##### Dataset records
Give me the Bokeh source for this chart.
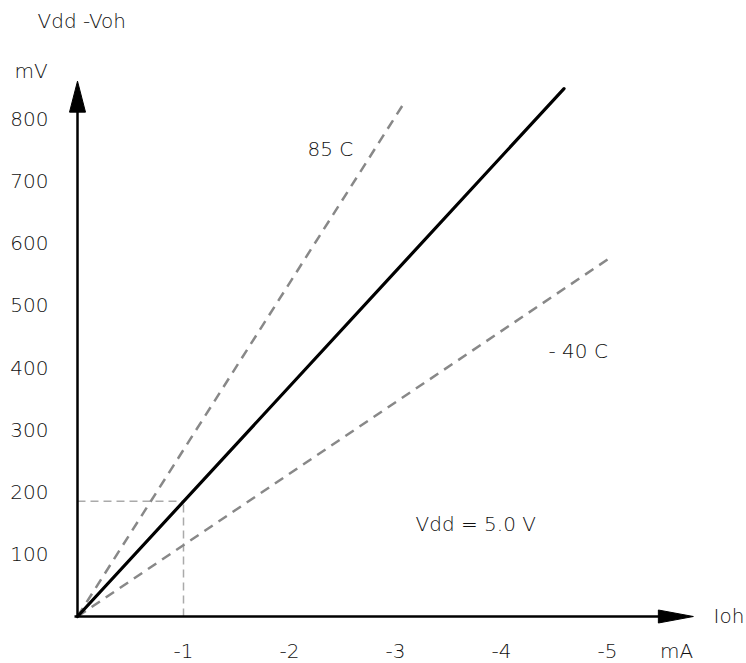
from bokeh.plotting import figure
from bokeh.models import Range1d, Label
from bokeh.core.properties import value
from bokeh.embed import file_html
from bokeh.resources import INLINE

# Data (Ioh magnitude in mA, Vdd-Voh in mV)
x_ticks = [1, 2, 3, 4, 5]
x_tick_labels = ["-1", "-2", "-3", "-4", "-5"]
y_ticks = [100, 200, 300, 400, 500, 600, 700, 800]
y_tick_labels = ["100", "200", "300", "400", "500", "600", "700", "800"]

typ_x = [0, 4.59]
typ_y = [0, 848]
hot_x = [0, 3.07]
hot_y = [0, 822]
cold_x = [0, 5.04]
cold_y = [0, 578]
guide_x = 1.0
guide_y = 185

x_axis_end = 5.81
y_axis_end = 860

FONT_NAME = "DejaVu Sans Light"
FONT = value(FONT_NAME)
TXT = "#111111"
FS = "20px"

W, H = 746, 663
px_x = 106.0   # px per mA
px_y = 0.6225  # px per mV
ox, oy = 77, 616

p = figure(width=W, height=H, output_backend="svg", toolbar_location=None,
           x_range=Range1d(-ox / px_x, (W - ox) / px_x),
           y_range=Range1d((oy - H) / px_y, oy / px_y),
           min_border=0, outline_line_color=None)
p.axis.visible = False
p.grid.visible = False
p.background_fill_color = "white"

# guide lines
p.line([0, guide_x], [guide_y, guide_y], line_color="#aaaaaa", line_width=1.5, line_dash="8 5")
p.line([guide_x, guide_x], [0, guide_y], line_color="#aaaaaa", line_width=1.5, line_dash="8 5")

# series
p.line(hot_x, hot_y, line_color="#888888", line_width=2.5, line_dash="10 7")
p.line(cold_x, cold_y, line_color="#888888", line_width=2.5, line_dash="10 7")
p.line(typ_x, typ_y, line_color="black", line_width=3.2, line_cap="round")

# axes
p.line([-3 / px_x, x_axis_end - 30 / px_x], [0, 0], line_color="black", line_width=2.5)
p.line([0, 0], [0, y_axis_end - 28 / px_y], line_color="black", line_width=2.5)
p.patch([x_axis_end - 35 / px_x, x_axis_end, x_axis_end - 35 / px_x],
        [6.5 / px_y, 0, -6.5 / px_y], color="black")
p.patch([-8 / px_x, 0, 8 / px_x],
        [y_axis_end - 31 / px_y, y_axis_end, y_axis_end - 31 / px_y], color="black")

# tick labels
p.text(x=x_ticks, y=[0] * len(x_ticks), text=x_tick_labels, y_offset=34,
       text_align="center", text_baseline="middle", text_font=FONT,
       text_font_size=FS, text_color=TXT)
p.text(x=[0] * len(y_ticks), y=y_ticks, text=y_tick_labels, x_offset=-29,
       text_align="right", text_baseline="middle", text_font=FONT,
       text_font_size=FS, text_color=TXT)


def screen_label(txt, left, cy, align="left"):
    lab = Label(x=left, y=H - cy, x_units="screen", y_units="screen", text=txt,
                text_align=align, text_baseline="middle", text_font=FONT_NAME,
                text_font_size=FS, text_color=TXT)
    p.add_layout(lab)


screen_label("mA", 676, 650, "center")
screen_label("Ioh", 713, 615)
screen_label("mV", 14, 70)
screen_label("Vdd -Voh", 37, 20)
screen_label("85 C", 307, 148)
screen_label("- 40 C", 548, 350)
screen_label("Vdd = 5.0 V", 415, 523)

open("out.html", "w").write(file_html(p, INLINE))
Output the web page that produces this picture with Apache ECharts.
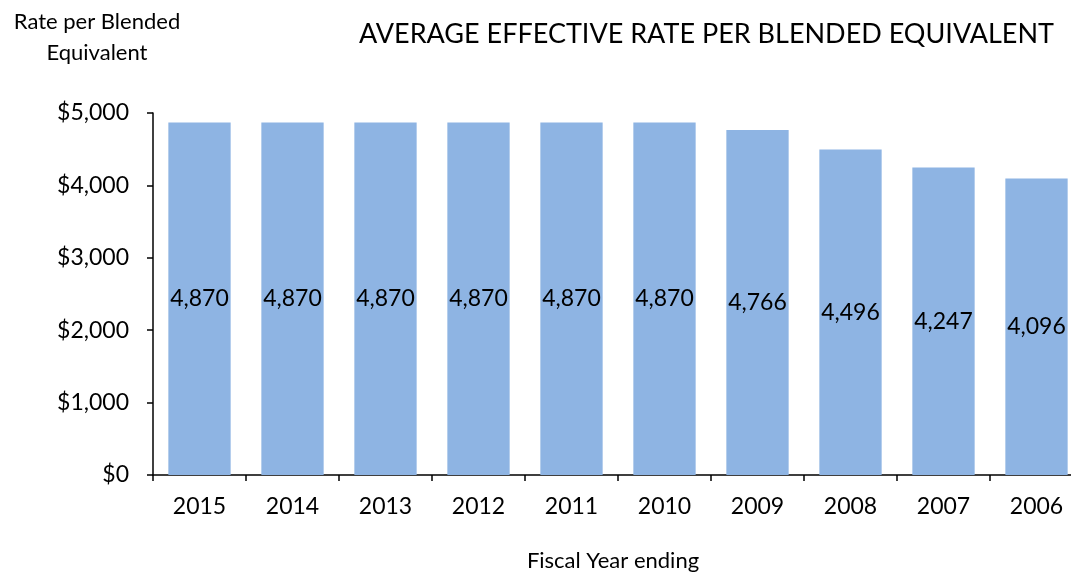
<!DOCTYPE html>
<html>
<head>
<meta charset="utf-8">
<script src="https://cdn.jsdelivr.net/npm/echarts@6/dist/echarts.min.js"></script>
<style>
  html, body { margin: 0; padding: 0; background: #fff; overflow: hidden; }
  /* the chart canvas runs a little past the right edge of the window */
  #chart { width: 1083px; height: 577px; }
</style>
</head>
<body>
<div id="chart"></div>
<script>
// Fiscal years (most recent first) and the average effective rate for each
const years = ['2015', '2014', '2013', '2012', '2011', '2010', '2009', '2008', '2007', '2006'];
const rates = [4870, 4870, 4870, 4870, 4870, 4870, 4766, 4496, 4247, 4096];
const yTicks = [0, 1000, 2000, 3000, 4000, 5000];

const FONT = 'Lato';
const fmt = v => v.toLocaleString('en-US');

const chart = echarts.init(document.getElementById('chart'), null, { renderer: 'canvas' });
chart.setOption({
  animation: false,
  backgroundColor: '#ffffff',
  textStyle: { fontFamily: FONT, color: '#000' },
  title: {
    text: 'AVERAGE EFFECTIVE RATE PER BLENDED EQUIVALENT',
    right: 24,
    top: 16,
    textStyle: { fontFamily: FONT, fontSize: 27, fontWeight: 'normal', color: '#000' }
  },
  graphic: [
    {
      type: 'text',
      x: 97,
      y: 6,
      style: {
        text: 'Rate per Blended\nEquivalent',
        font: '22px ' + FONT,
        fill: '#000',
        lineHeight: 31,
        align: 'center'
      }
    },
    {
      type: 'text',
      x: 613,
      y: 550,
      style: { text: 'Fiscal Year ending', font: '22px ' + FONT, fill: '#000', align: 'center' }
    }
  ],
  grid: { left: 153, right: 0, top: 113, bottom: 102, containLabel: false },
  xAxis: {
    type: 'category',
    data: years,
    axisLine: { lineStyle: { color: '#000', width: 1.5 } },
    axisTick: { show: true, alignWithLabel: false, length: 6, lineStyle: { color: '#000', width: 1.5 } },
    axisLabel: { color: '#000', fontSize: 23, fontFamily: FONT, margin: 20 }
  },
  yAxis: {
    type: 'value',
    min: yTicks[0],
    max: yTicks[yTicks.length - 1],
    interval: 1000,
    axisLine: { show: true, lineStyle: { color: '#000', width: 1.5 } },
    axisTick: { show: true, length: 6, lineStyle: { color: '#000', width: 1.5 } },
    splitLine: { show: false },
    axisLabel: {
      color: '#000', fontSize: 23, fontFamily: FONT, margin: 24,
      formatter: v => '$' + fmt(v)
    }
  },
  series: [{
    type: 'bar',
    data: rates,
    barCategoryGap: '33%',
    itemStyle: { color: '#8EB4E3' },
    label: {
      show: true,
      position: 'inside',
      color: '#000',
      fontSize: 23,
      fontFamily: FONT,
      formatter: p => fmt(p.value)
    }
  }]
});
</script>
</body>
</html>
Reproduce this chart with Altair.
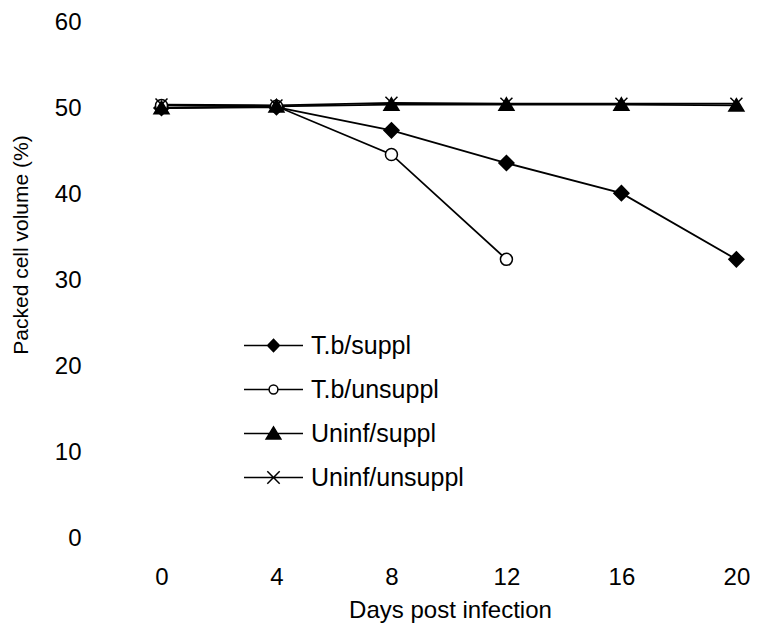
##########
Set problem: Transcribe the records word for word and include no pictures.

Worked solution:
Give me the Bokeh source for this chart.
from bokeh.plotting import figure
from bokeh.models import Range1d, Label
from bokeh.core.properties import value
from bokeh.embed import file_html
from bokeh.resources import INLINE

# Data (Ioh magnitude in mA, Vdd-Voh in mV)
x_ticks = [1, 2, 3, 4, 5]
x_tick_labels = ["-1", "-2", "-3", "-4", "-5"]
y_ticks = [100, 200, 300, 400, 500, 600, 700, 800]
y_tick_labels = ["100", "200", "300", "400", "500", "600", "700", "800"]

typ_x = [0, 4.59]
typ_y = [0, 848]
hot_x = [0, 3.07]
hot_y = [0, 822]
cold_x = [0, 5.04]
cold_y = [0, 578]
guide_x = 1.0
guide_y = 185

x_axis_end = 5.81
y_axis_end = 860

FONT_NAME = "DejaVu Sans Light"
FONT = value(FONT_NAME)
TXT = "#111111"
FS = "20px"

W, H = 746, 663
px_x = 106.0   # px per mA
px_y = 0.6225  # px per mV
ox, oy = 77, 616

p = figure(width=W, height=H, output_backend="svg", toolbar_location=None,
           x_range=Range1d(-ox / px_x, (W - ox) / px_x),
           y_range=Range1d((oy - H) / px_y, oy / px_y),
           min_border=0, outline_line_color=None)
p.axis.visible = False
p.grid.visible = False
p.background_fill_color = "white"

# guide lines
p.line([0, guide_x], [guide_y, guide_y], line_color="#aaaaaa", line_width=1.5, line_dash="8 5")
p.line([guide_x, guide_x], [0, guide_y], line_color="#aaaaaa", line_width=1.5, line_dash="8 5")

# series
p.line(hot_x, hot_y, line_color="#888888", line_width=2.5, line_dash="10 7")
p.line(cold_x, cold_y, line_color="#888888", line_width=2.5, line_dash="10 7")
p.line(typ_x, typ_y, line_color="black", line_width=3.2, line_cap="round")

# axes
p.line([-3 / px_x, x_axis_end - 30 / px_x], [0, 0], line_color="black", line_width=2.5)
p.line([0, 0], [0, y_axis_end - 28 / px_y], line_color="black", line_width=2.5)
p.patch([x_axis_end - 35 / px_x, x_axis_end, x_axis_end - 35 / px_x],
        [6.5 / px_y, 0, -6.5 / px_y], color="black")
p.patch([-8 / px_x, 0, 8 / px_x],
        [y_axis_end - 31 / px_y, y_axis_end, y_axis_end - 31 / px_y], color="black")

# tick labels
p.text(x=x_ticks, y=[0] * len(x_ticks), text=x_tick_labels, y_offset=34,
       text_align="center", text_baseline="middle", text_font=FONT,
       text_font_size=FS, text_color=TXT)
p.text(x=[0] * len(y_ticks), y=y_ticks, text=y_tick_labels, x_offset=-29,
       text_align="right", text_baseline="middle", text_font=FONT,
       text_font_size=FS, text_color=TXT)


def screen_label(txt, left, cy, align="left"):
    lab = Label(x=left, y=H - cy, x_units="screen", y_units="screen", text=txt,
                text_align=align, text_baseline="middle", text_font=FONT_NAME,
                text_font_size=FS, text_color=TXT)
    p.add_layout(lab)


screen_label("mA", 676, 650, "center")
screen_label("Ioh", 713, 615)
screen_label("mV", 14, 70)
screen_label("Vdd -Voh", 37, 20)
screen_label("85 C", 307, 148)
screen_label("- 40 C", 548, 350)
screen_label("Vdd = 5.0 V", 415, 523)

open("out.html", "w").write(file_html(p, INLINE))
Output the web page that produces this picture with Apache ECharts.
<!DOCTYPE html>
<html>
<head>
<meta charset="utf-8">
<script src="https://cdn.jsdelivr.net/npm/echarts@6/dist/echarts.min.js"></script>
<style>
  html, body { margin: 0; padding: 0; background: #fff; overflow: hidden; }
  /* the chart canvas runs a little past the right edge of the window */
  #chart { width: 1083px; height: 577px; }
</style>
</head>
<body>
<div id="chart"></div>
<script>
// Fiscal years (most recent first) and the average effective rate for each
const years = ['2015', '2014', '2013', '2012', '2011', '2010', '2009', '2008', '2007', '2006'];
const rates = [4870, 4870, 4870, 4870, 4870, 4870, 4766, 4496, 4247, 4096];
const yTicks = [0, 1000, 2000, 3000, 4000, 5000];

const FONT = 'Lato';
const fmt = v => v.toLocaleString('en-US');

const chart = echarts.init(document.getElementById('chart'), null, { renderer: 'canvas' });
chart.setOption({
  animation: false,
  backgroundColor: '#ffffff',
  textStyle: { fontFamily: FONT, color: '#000' },
  title: {
    text: 'AVERAGE EFFECTIVE RATE PER BLENDED EQUIVALENT',
    right: 24,
    top: 16,
    textStyle: { fontFamily: FONT, fontSize: 27, fontWeight: 'normal', color: '#000' }
  },
  graphic: [
    {
      type: 'text',
      x: 97,
      y: 6,
      style: {
        text: 'Rate per Blended\nEquivalent',
        font: '22px ' + FONT,
        fill: '#000',
        lineHeight: 31,
        align: 'center'
      }
    },
    {
      type: 'text',
      x: 613,
      y: 550,
      style: { text: 'Fiscal Year ending', font: '22px ' + FONT, fill: '#000', align: 'center' }
    }
  ],
  grid: { left: 153, right: 0, top: 113, bottom: 102, containLabel: false },
  xAxis: {
    type: 'category',
    data: years,
    axisLine: { lineStyle: { color: '#000', width: 1.5 } },
    axisTick: { show: true, alignWithLabel: false, length: 6, lineStyle: { color: '#000', width: 1.5 } },
    axisLabel: { color: '#000', fontSize: 23, fontFamily: FONT, margin: 20 }
  },
  yAxis: {
    type: 'value',
    min: yTicks[0],
    max: yTicks[yTicks.length - 1],
    interval: 1000,
    axisLine: { show: true, lineStyle: { color: '#000', width: 1.5 } },
    axisTick: { show: true, length: 6, lineStyle: { color: '#000', width: 1.5 } },
    splitLine: { show: false },
    axisLabel: {
      color: '#000', fontSize: 23, fontFamily: FONT, margin: 24,
      formatter: v => '$' + fmt(v)
    }
  },
  series: [{
    type: 'bar',
    data: rates,
    barCategoryGap: '33%',
    itemStyle: { color: '#8EB4E3' },
    label: {
      show: true,
      position: 'inside',
      color: '#000',
      fontSize: 23,
      fontFamily: FONT,
      formatter: p => fmt(p.value)
    }
  }]
});
</script>
</body>
</html>
Reproduce this chart with Altair.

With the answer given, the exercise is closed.